Today was a pretty good day, aside from the class that I have to be in for the whole morning. Class itself wasn't bad, I was just tired and really did not want to get up at 6:15am on a Saturday to go to class. Mostly I missed my kids. I really haven't seen them much lately, and have wanted to just hang out with them. Today though, they had a kid expo up near where my class was, so my dad came up with the kids and picked me up. We spent over an hour in there and the kids had fun. On the way home, we stopped to pick up the last few things for Emily's birthday party tomorrow. When we came out of the store, I couldn't find my keys. I dumped out my purse completely and they were no where to be found. So, I ran back inside to look for it. I found it in the last place we were at, meaning, I had carried it around the whole store and right towards the end, I put it down and forgot it! I was so mad at myself, because I never walk around with my key in my hand, I always put it in my purse. Shows how tired and stressed I am. We came home and I started on Emily's cake. It is progressing slowly. I think I will do the majority of it tomorrow morning.
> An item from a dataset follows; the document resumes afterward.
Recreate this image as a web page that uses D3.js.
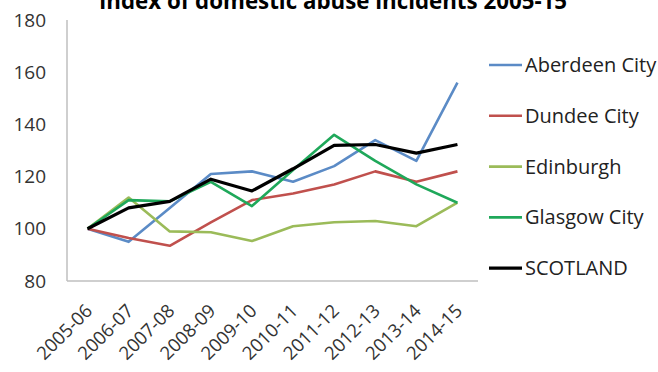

Tonight I got to talk to my husband, a lot. He is "off" today (Sunday for him) and the computers were not busy, so we got to talk for a while. It was nice because I had been so busy lately that out conversations have been short and sporadic. I really noticed how much I had been missing because of my job and school. I know it is necessary, and I can't always hang out at home to talk to him, but I want to. I want to talk to him every chance he has to call. My realities and priorities are lined up correctly in my head, but emotionally, I want nothing more than to talk to him every second of every day. For now, our weekends are going to be our cherished time to talk to each other, and that will have to be good enough to get us through.
Inching closer to that finish line, one foot at a time!